Para comemorar o aniversário de 50 anos de Mônica foram pensados relançamentos históricos, duas exposições, peças de teatro, um novo site, selo dos Correios, série de TV, além de novos licenciamentos, que incluem até mesmo uma rede de fast-food e uma doceria (tino comercial sempre foi o forte do quadrinista). Pai ciente do sucesso da cria, Mauricio de Sousa investiu R$ 5 milhões para promover o cinquentenário em 2013. Depois de atingir a puberdade e renascer como ícone cult em HQs autorais, Mônica se prepara para chegar à maioridade. O autor revelou que planeja uma versão adulta para 2016. Será um passo importante para a dentuça de vestido vermelho, que nasceu como coadjuvante de Cebolinha e alcançou sucesso como poucos personagens no país.
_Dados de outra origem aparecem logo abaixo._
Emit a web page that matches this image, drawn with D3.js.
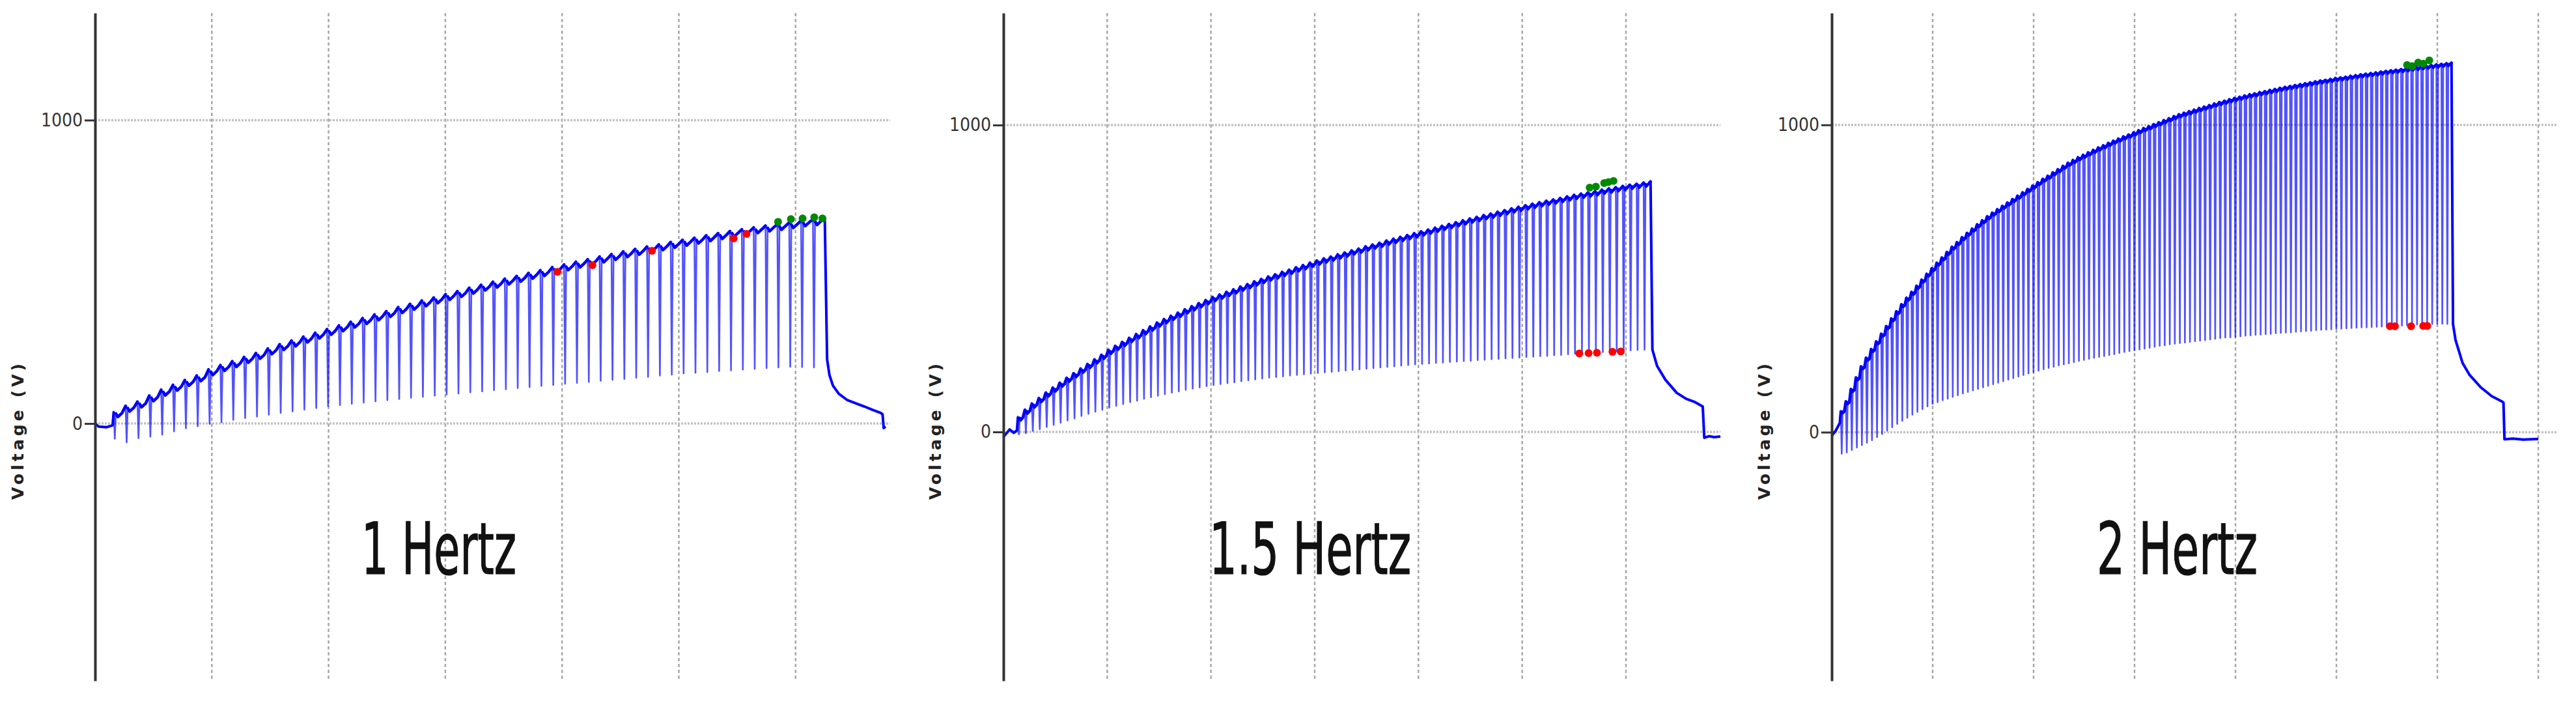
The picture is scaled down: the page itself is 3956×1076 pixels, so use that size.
<!DOCTYPE html>
<html>
<head>
<meta charset="utf-8">
<script src="https://cdn.jsdelivr.net/npm/d3@7"></script>
<style>
  body { margin: 0; background: #fff; }
  svg { display: block; }
  .tick text { font-family: "Liberation Sans Narrow", "DejaVu Sans Condensed", sans-serif; font-size: 28px; fill: #333; }
  .axis-title { font-family: "DejaVu Sans", Verdana, sans-serif; font-weight: bold; font-size: 25px; fill: #222; }
  .freq-label { font-family: "Liberation Sans Narrow", "DejaVu Sans Condensed", sans-serif; font-size: 110px; fill: #111; stroke: #111; stroke-width: 1.2px; }
</style>
</head>
<body>
<svg id="chart" width="3956" height="1076"></svg>
<script>
const yTicks = [0, 1000];
const gridStep = 10;
const axisTitle = "Voltage (V)";

// ---- 1 Hz: peak / trough voltage of each pulse ----
const p1Top = [40, 58, 72, 92, 111, 127, 143, 158, 178, 192,
  205, 219, 232, 247, 261, 273, 286, 299, 311, 323,
  335, 347, 359, 370, 383, 394, 405, 415, 426, 436,
  447, 457, 467, 477, 486, 496, 505, 515, 524, 533,
  541, 550, 558, 567, 575, 583, 590, 598, 605, 612,
  620, 627, 634, 640, 646, 652, 657, 663, 669, 673, 678];
const p1Bottom = [-50, -62, -48, -43, -37, -26, -16, -9, -1, 4,
  12, 18, 23, 29, 35, 40, 46, 51, 57, 61,
  65, 69, 73, 77, 81, 85, 88, 92, 96, 99,
  103, 106, 110, 113, 117, 120, 124, 127, 131, 134,
  137, 141, 144, 147, 151, 154, 158, 161, 165, 167,
  170, 173, 175, 178, 180, 183, 185, 187, 186, 185];
const p1Lead = [[0, 0], [0.3, -10], [1.0, -12], [1.5, -6]];
const p1Tail = [[62.7, 212], [62.9, 160], [63.2, 125], [63.7, 98], [64.4, 78], [65.2, 66],
  [65.9, 56], [66.6, 45], [67.3, 35], [67.45, 30], [67.55, -15], [67.7, -10]];
const p1Red = [[39.6, 500], [42.6, 522], [47.7, 569], [54.7, 610], [55.8, 625]];
const p1Green = [[58.5, 665], [59.6, 674], [60.6, 676], [61.6, 680], [62.3, 676]];

// ---- 1.5 Hz ----
const p2Top = [50, 72, 92, 110, 128, 144, 160, 176, 191, 206,
  221, 236, 251, 267, 280, 293, 306, 318, 331, 343,
  356, 367, 378, 388, 399, 409, 419, 429, 439, 447,
  456, 464, 473, 481, 490, 498, 506, 513, 521, 528,
  536, 543, 551, 558, 565, 571, 578, 584, 591, 597,
  604, 610, 616, 623, 629, 635, 641, 647, 653, 659,
  665, 671, 677, 683, 689, 695, 700, 706, 711, 717,
  722, 728, 733, 738, 743, 748, 753, 757, 762, 767,
  772, 776, 780, 784, 789, 793, 797, 801, 805, 808, 812, 816];
const p2Bottom = [-8, -4, 3, 9, 16, 23, 30, 37, 44, 52,
  59, 66, 72, 79, 85, 91, 97, 102, 108, 113,
  118, 123, 128, 132, 137, 141, 145, 149, 153, 156,
  159, 162, 165, 168, 171, 174, 177, 179, 181, 184,
  186, 188, 190, 192, 194, 196, 198, 200, 202, 204,
  206, 208, 210, 212, 214, 216, 218, 220, 222, 223,
  225, 226, 228, 229, 231, 232, 234, 235, 237, 238,
  240, 241, 242, 244, 245, 247, 248, 250, 251, 253,
  255, 256, 258, 259, 260, 262, 263, 264, 266, 267, 268];
const p2Lead = [[0, -16], [0.6, 8], [1.0, -3], [1.3, 5]];
const p2Tail = [[62.55, 268], [63.0, 215], [63.8, 170], [64.9, 127], [65.8, 108], [66.6, 98],
  [67.4, 83], [67.55, -19], [68.0, -14], [68.5, -17], [69.1, -15]];
const p2Red = [[55.5, 256], [56.4, 257], [57.2, 258], [58.7, 261], [59.5, 262]];
const p2Green = [[56.5, 796], [57.1, 799], [57.9, 811], [58.3, 814], [58.8, 818]];

// ---- 2 Hz ----
const p3Top = [70, 100, 140, 178, 214, 242, 270, 295, 320, 345,
  370, 393, 416, 437, 456, 476, 496, 515, 533, 551,
  568, 586, 603, 618, 634, 648, 662, 676, 689, 702,
  714, 725, 736, 747, 758, 769, 780, 791, 802, 813,
  824, 834, 845, 855, 866, 876, 885, 894, 902, 910,
  918, 926, 933, 941, 948, 955, 962, 968, 975, 982,
  989, 995, 1002, 1008, 1015, 1021, 1028, 1034, 1039, 1044,
  1049, 1054, 1059, 1064, 1069, 1074, 1078, 1083, 1087, 1091,
  1095, 1099, 1102, 1106, 1109, 1113, 1116, 1120, 1123, 1126,
  1129, 1132, 1135, 1138, 1141, 1144, 1146, 1149, 1152, 1154,
  1156, 1159, 1161, 1164, 1166, 1168, 1170, 1173, 1175, 1177,
  1179, 1181, 1183, 1186, 1188, 1190, 1192, 1194, 1196, 1198, 1200, 1202];
const p3Bottom = [-70, -66, -58, -50, -42, -34, -26, -16, -6, 5,
  16, 27, 37, 47, 57, 66, 75, 84, 92, 98,
  104, 109, 115, 120, 126, 131, 136, 141, 146, 151,
  156, 161, 166, 171, 176, 181, 186, 191, 196, 200,
  205, 209, 213, 217, 221, 224, 228, 232, 235, 239,
  242, 245, 248, 251, 254, 258, 261, 264, 267, 269,
  272, 275, 278, 281, 283, 286, 288, 290, 292, 294,
  296, 298, 300, 302, 304, 306, 308, 309, 311, 312,
  314, 315, 317, 318, 319, 320, 322, 323, 324, 325,
  327, 328, 329, 330, 332, 333, 334, 335, 337, 337,
  338, 339, 340, 341, 341, 342, 343, 344, 345, 346,
  347, 347, 348, 349, 350, 351, 351, 352, 353, 353, 352];
const p3Lead = [[0, -12], [0.4, 5], [0.8, 30]];
const p3Tail = [[61.55, 352], [61.8, 300], [62.5, 225], [63.2, 186], [64.3, 146], [65.4, 117],
  [66.4, 100], [66.55, 96], [66.65, -23], [67.5, -21], [68.5, -24], [70.0, -22]];
const p3Red = [[55.3, 345], [55.8, 345], [57.4, 345], [58.6, 346], [59.0, 346]];
const p3Green = [[57.0, 1195], [57.5, 1191], [58.1, 1203], [58.6, 1199], [59.2, 1210]];

const panels = [
  { label: "1 Hertz", start: 1.6, period: 1.015, top: p1Top, bottom: p1Bottom, lead: p1Lead, tail: p1Tail,
    red: p1Red, green: p1Green, xMax: 68.1, yMin: -848, yMax: 1353,
    left: 146, right: 1367, spike: 0.09, dip: 18, labelX: 555, labelW: 238, titleX: 27 },
  { label: "1.5 Hertz", start: 1.4, period: 0.67, top: p2Top, bottom: p2Bottom, lead: p2Lead, tail: p2Tail,
    red: p2Red, green: p2Green, xMax: 69.1, yMin: -811, yMax: 1365,
    left: 1541, right: 2642, spike: 0.09, dip: 12, labelX: 1857, labelW: 310, titleX: 1436 },
  { label: "2 Hertz", start: 0.9, period: 0.5, top: p3Top, bottom: p3Bottom, lead: p3Lead, tail: p3Tail,
    red: p3Red, green: p3Green, xMax: 71.8, yMin: -809, yMax: 1364,
    left: 2813, right: 3926, spike: 0.09, dip: 8, labelX: 3220, labelW: 247, titleX: 2709 }
];

const plotTop = 20, plotBottom = 1045, labelBaseline = 881;
const svg = d3.select("#chart");

// builds the full trace and the darker plateau pieces between pulses
function buildTrace(p) {
  const pts = p.lead.slice();
  const caps = [];
  const n = p.top.length;
  p.top.forEach((v, i) => {
    const t = p.start + i * p.period;
    pts.push([t, v]);
    if (i === n - 1) return;
    const cap = [
      [t + 2 * p.spike, v - 0.4 * p.dip],
      [t + 0.35 * p.period, v - p.dip],
      [t + 0.7 * p.period, v - 0.3 * p.dip],
      [t + p.period, p.top[i + 1]]
    ];
    pts.push([t + p.spike, p.bottom[i]], cap[0], cap[1], cap[2]);
    caps.push(cap);
  });
  p.tail.forEach(d => pts.push(d));
  return { pts, caps };
}

panels.forEach(p => {
  const x = d3.scaleLinear().domain([0, p.xMax]).range([p.left, p.right]);
  const y = d3.scaleLinear().domain([p.yMin, p.yMax]).range([plotBottom, plotTop]);
  const g = svg.append("g");

  // vertical dashed grid
  g.selectAll(".vgrid")
    .data(d3.range(gridStep, p.xMax, gridStep))
    .join("line")
    .attr("x1", d => x(d)).attr("x2", d => x(d))
    .attr("y1", plotTop).attr("y2", plotBottom)
    .attr("stroke", "#a9a9a9").attr("stroke-width", 2.5).attr("stroke-dasharray", "5,4");

  // horizontal grid at the ticks
  g.selectAll(".hgrid")
    .data(yTicks)
    .join("line")
    .attr("x1", p.left).attr("x2", p.right)
    .attr("y1", d => y(d)).attr("y2", d => y(d))
    .attr("stroke", "#c2c2c2").attr("stroke-width", 3.5).attr("stroke-dasharray", "3,2");

  const line = d3.line().x(d => x(d[0])).y(d => y(d[1]));
  const tr = buildTrace(p);

  g.append("path")
    .attr("d", line(tr.pts))
    .attr("fill", "none").attr("stroke", "#0000ff")
    .attr("stroke-width", 2.6).attr("stroke-opacity", 0.68)
    .attr("stroke-linejoin", "round");

  g.append("path")
    .attr("d", tr.caps.map(c => line(c)).join(""))
    .attr("fill", "none").attr("stroke", "#0000ff")
    .attr("stroke-width", 4.5).attr("stroke-linecap", "round").attr("stroke-linejoin", "round");

  const last = p.top.length - 1;
  g.append("path")
    .attr("d", line(p.lead.concat([[p.start, p.top[0]]])) +
      line([[p.start + last * p.period, p.top[last]]].concat(p.tail)))
    .attr("fill", "none").attr("stroke", "#0000ff")
    .attr("stroke-width", 4).attr("stroke-linejoin", "round");

  g.selectAll(".red")
    .data(p.red)
    .join("circle")
    .attr("cx", d => x(d[0])).attr("cy", d => y(d[1])).attr("r", 6)
    .attr("fill", "#ff0000");

  g.selectAll(".green")
    .data(p.green)
    .join("circle")
    .attr("cx", d => x(d[0])).attr("cy", d => y(d[1])).attr("r", 6)
    .attr("fill", "#008a00");

  // y axis
  const axis = g.append("g")
    .attr("transform", "translate(" + p.left + ",0)")
    .call(d3.axisLeft(y).tickValues(yTicks).tickSize(16).tickSizeOuter(0).tickPadding(3).tickFormat(d3.format("d")));
  axis.select(".domain").attr("stroke", "#333").attr("stroke-width", 4);
  axis.selectAll(".tick line").attr("stroke", "#333").attr("stroke-width", 3);
  axis.selectAll(".tick text").attr("font-family", null).attr("font-size", null);

  g.append("text")
    .attr("class", "axis-title")
    .attr("transform", "translate(" + p.titleX + "," + ((plotTop + plotBottom) / 2 + 130) + ") rotate(-90)")
    .attr("text-anchor", "middle")
    .attr("dy", "0.35em")
    .attr("textLength", 209).attr("lengthAdjust", "spacing")
    .text(axisTitle);

  g.append("text")
    .attr("class", "freq-label")
    .attr("x", p.labelX).attr("y", labelBaseline)
    .attr("textLength", p.labelW).attr("lengthAdjust", "spacingAndGlyphs")
    .text(p.label);
});
</script>
</body>
</html>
O REPÓRTER POLICIAL QUE CRIOU A MENINA DENTUÇA


O criador Mauricio de Sousa (D) e a filha Mônica (E), que inspirou a "baixinha, gorducha e dentuça" mais famosa dos quadrinhos brasileiros. Foto: Divulgação

Mauricio de Sousa era um repórter policial de 27 anos, quando pediu uma chance de mostrar uma proposta de tira de humor para a redação do jornal em que trabalhava, a Folha de S.Paulo. Cebolinha teve sua estreia no dia 3 de março de 1963 e foi uma aposta do periódico, contando inclusive com anúncio na primeira página, em fevereiro do mesmo ano, antecipando a novidade. Em seu primeiro quadrinho de vida, Mônica, arretada da vida, desfere uma potente coelhada na cabeça do dono da tira. Segundo o criador, o sucesso da menina dentuça com o público foi tão grande, que chegaram muitos pedidos para que ela ganhasse mais espaço.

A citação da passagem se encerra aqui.